WORK TO DO: Reproduce the listing exactly and skip over any pictures.

DATASET SECTION:
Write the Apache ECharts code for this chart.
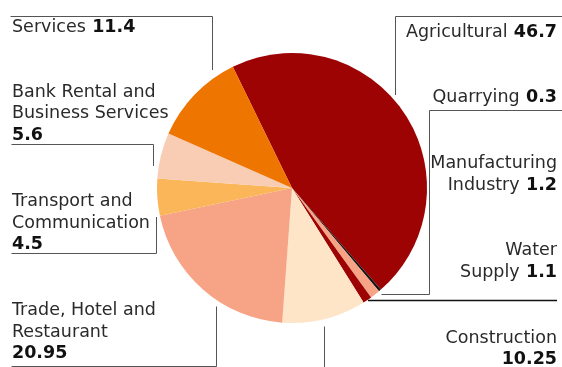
<!DOCTYPE html>
<html>
<head>
<meta charset="utf-8">
<script src="https://cdn.jsdelivr.net/npm/echarts@6/dist/echarts.min.js"></script>
<style>
  html, body { margin: 0; padding: 0; background: #fff; }
  #chart { width: 562px; height: 367px; }
</style>
</head>
<body>
<div id="chart"></div>
<script>
// Sector shares (%), listed clockwise from the upper edge of the pie
const sectors = [
  'Agricultural',
  'Quarrying',
  'Manufacturing\nIndustry',
  'Water\nSupply',
  'Construction',
  'Trade, Hotel and\nRestaurant',
  'Transport and\nCommunication',
  'Bank Rental and\nBusiness Services',
  'Services'
];
const shares = [46.7, 0.3, 1.2, 1.1, 10.25, 20.95, 4.5, 5.6, 11.4];
const shareText = ['46.7', '0.3', '1.2', '1.1', '10.25', '20.95', '4.5', '5.6', '11.4'];

const sliceColors = [
  '#9d0303', '#161616', '#f7a385', '#9d0303', '#fee5c8',
  '#f7a385', '#fbb65a', '#f8cdb4', '#ed7500'
];

// Label boxes: anchor point, alignment, whether the figure starts its own
// line, and the elbowed leader line drawn towards the pie.
const labelPlacement = [
  { x: 557, y: 22, align: 'right', newLine: false,
    line: [[562, 16.5], [395.5, 16.5], [395.5, 95]] },
  { x: 557, y: 86.3, align: 'right', newLine: false,
    line: [[562, 110.5], [429.5, 110.5], [429.5, 294.5], [381.5, 294.5]] },
  { x: 557, y: 152.9, align: 'right', newLine: false, line: null },
  { x: 557, y: 239.6, align: 'right', newLine: false,
    line: [[557, 300.5], [368, 300.5]], stroke: '#111', width: 1.3 },
  { x: 557, y: 327.3, align: 'right', newLine: true,
    line: [[557, 368.5], [324.5, 368.5], [324.5, 326.5]] },
  { x: 12, y: 299.6, align: 'left', newLine: true,
    line: [[11.5, 366.5], [216.5, 366.5], [216.5, 306.5]] },
  { x: 12, y: 190.6, align: 'left', newLine: true,
    line: [[11.5, 253.5], [156.5, 253.5], [156.5, 217]] },
  { x: 12, y: 81.3, align: 'left', newLine: true,
    line: [[11.5, 144.5], [153.5, 144.5], [153.5, 166]] },
  { x: 12, y: 16.4, align: 'left', newLine: false,
    line: [[10.5, 16.5], [212.5, 16.5], [212.5, 70]] }
];

const FONT = '"DejaVu Sans", "Liberation Sans", sans-serif';

const pieData = sectors.map((name, i) => {
  const p = labelPlacement[i];
  return {
    name: name,
    value: shares[i],
    itemStyle: { color: sliceColors[i] },
    labelLine: {
      show: !!p.line,
      lineStyle: { color: p.stroke || '#555', width: p.width || 1 }
    }
  };
});

const chart = echarts.init(document.getElementById('chart'), null, { renderer: 'canvas' });

chart.setOption({
  animation: false,
  backgroundColor: '#fff',
  series: [{
    type: 'pie',
    center: [292, 188],
    radius: 135,
    startAngle: 116,
    clockwise: true,
    avoidLabelOverlap: false,
    data: pieData,
    itemStyle: { borderWidth: 0 },
    emphasis: { disabled: true },
    label: {
      show: true,
      position: 'outer',
      alignTo: 'none',
      formatter: (p) => {
        const i = p.dataIndex;
        const nameLines = sectors[i].split('\n').map(l => '{n|' + l + '}').join('\n');
        const inline = !labelPlacement[i].newLine;
        return nameLines + (inline ? ' {vi|' : '\n{v|') + shareText[i] + '}';
      },
      rich: {
        n: { fontFamily: FONT, fontSize: 17.5, color: '#2a2a2a', lineHeight: 21.7 },
        v: { fontFamily: FONT, fontSize: 17.5, color: '#111', fontWeight: 'bold', lineHeight: 21.7 },
        vi: { fontFamily: FONT, fontSize: 17.5, color: '#111', fontWeight: 'bold', lineHeight: 21.7,
              padding: [0, 0, 0, 3] }
      }
    },
    labelLine: { show: true, length: 10, length2: 10, smooth: false },
    labelLayout: (params) => {
      const p = labelPlacement[params.dataIndex];
      const out = { x: p.x, y: p.y, align: p.align, verticalAlign: 'top', hideOverlap: false };
      if (p.line) out.labelLinePoints = p.line.map(pt => pt.slice());
      return out;
    }
  }]
});
</script>
</body>
</html>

THE COMPLETED TASK:
Write the Apache ECharts code for this chart.
<!DOCTYPE html>
<html>
<head>
<meta charset="utf-8">
<script src="https://cdn.jsdelivr.net/npm/echarts@6/dist/echarts.min.js"></script>
<style>
  html, body { margin: 0; padding: 0; background: #fff; }
  #chart { width: 562px; height: 367px; }
</style>
</head>
<body>
<div id="chart"></div>
<script>
// Sector shares (%), listed clockwise from the upper edge of the pie
const sectors = [
  'Agricultural',
  'Quarrying',
  'Manufacturing\nIndustry',
  'Water\nSupply',
  'Construction',
  'Trade, Hotel and\nRestaurant',
  'Transport and\nCommunication',
  'Bank Rental and\nBusiness Services',
  'Services'
];
const shares = [46.7, 0.3, 1.2, 1.1, 10.25, 20.95, 4.5, 5.6, 11.4];
const shareText = ['46.7', '0.3', '1.2', '1.1', '10.25', '20.95', '4.5', '5.6', '11.4'];

const sliceColors = [
  '#9d0303', '#161616', '#f7a385', '#9d0303', '#fee5c8',
  '#f7a385', '#fbb65a', '#f8cdb4', '#ed7500'
];

// Label boxes: anchor point, alignment, whether the figure starts its own
// line, and the elbowed leader line drawn towards the pie.
const labelPlacement = [
  { x: 557, y: 22, align: 'right', newLine: false,
    line: [[562, 16.5], [395.5, 16.5], [395.5, 95]] },
  { x: 557, y: 86.3, align: 'right', newLine: false,
    line: [[562, 110.5], [429.5, 110.5], [429.5, 294.5], [381.5, 294.5]] },
  { x: 557, y: 152.9, align: 'right', newLine: false, line: null },
  { x: 557, y: 239.6, align: 'right', newLine: false,
    line: [[557, 300.5], [368, 300.5]], stroke: '#111', width: 1.3 },
  { x: 557, y: 327.3, align: 'right', newLine: true,
    line: [[557, 368.5], [324.5, 368.5], [324.5, 326.5]] },
  { x: 12, y: 299.6, align: 'left', newLine: true,
    line: [[11.5, 366.5], [216.5, 366.5], [216.5, 306.5]] },
  { x: 12, y: 190.6, align: 'left', newLine: true,
    line: [[11.5, 253.5], [156.5, 253.5], [156.5, 217]] },
  { x: 12, y: 81.3, align: 'left', newLine: true,
    line: [[11.5, 144.5], [153.5, 144.5], [153.5, 166]] },
  { x: 12, y: 16.4, align: 'left', newLine: false,
    line: [[10.5, 16.5], [212.5, 16.5], [212.5, 70]] }
];

const FONT = '"DejaVu Sans", "Liberation Sans", sans-serif';

const pieData = sectors.map((name, i) => {
  const p = labelPlacement[i];
  return {
    name: name,
    value: shares[i],
    itemStyle: { color: sliceColors[i] },
    labelLine: {
      show: !!p.line,
      lineStyle: { color: p.stroke || '#555', width: p.width || 1 }
    }
  };
});

const chart = echarts.init(document.getElementById('chart'), null, { renderer: 'canvas' });

chart.setOption({
  animation: false,
  backgroundColor: '#fff',
  series: [{
    type: 'pie',
    center: [292, 188],
    radius: 135,
    startAngle: 116,
    clockwise: true,
    avoidLabelOverlap: false,
    data: pieData,
    itemStyle: { borderWidth: 0 },
    emphasis: { disabled: true },
    label: {
      show: true,
      position: 'outer',
      alignTo: 'none',
      formatter: (p) => {
        const i = p.dataIndex;
        const nameLines = sectors[i].split('\n').map(l => '{n|' + l + '}').join('\n');
        const inline = !labelPlacement[i].newLine;
        return nameLines + (inline ? ' {vi|' : '\n{v|') + shareText[i] + '}';
      },
      rich: {
        n: { fontFamily: FONT, fontSize: 17.5, color: '#2a2a2a', lineHeight: 21.7 },
        v: { fontFamily: FONT, fontSize: 17.5, color: '#111', fontWeight: 'bold', lineHeight: 21.7 },
        vi: { fontFamily: FONT, fontSize: 17.5, color: '#111', fontWeight: 'bold', lineHeight: 21.7,
              padding: [0, 0, 0, 3] }
      }
    },
    labelLine: { show: true, length: 10, length2: 10, smooth: false },
    labelLayout: (params) => {
      const p = labelPlacement[params.dataIndex];
      const out = { x: p.x, y: p.y, align: p.align, verticalAlign: 'top', hideOverlap: false };
      if (p.line) out.labelLinePoints = p.line.map(pt => pt.slice());
      return out;
    }
  }]
});
</script>
</body>
</html>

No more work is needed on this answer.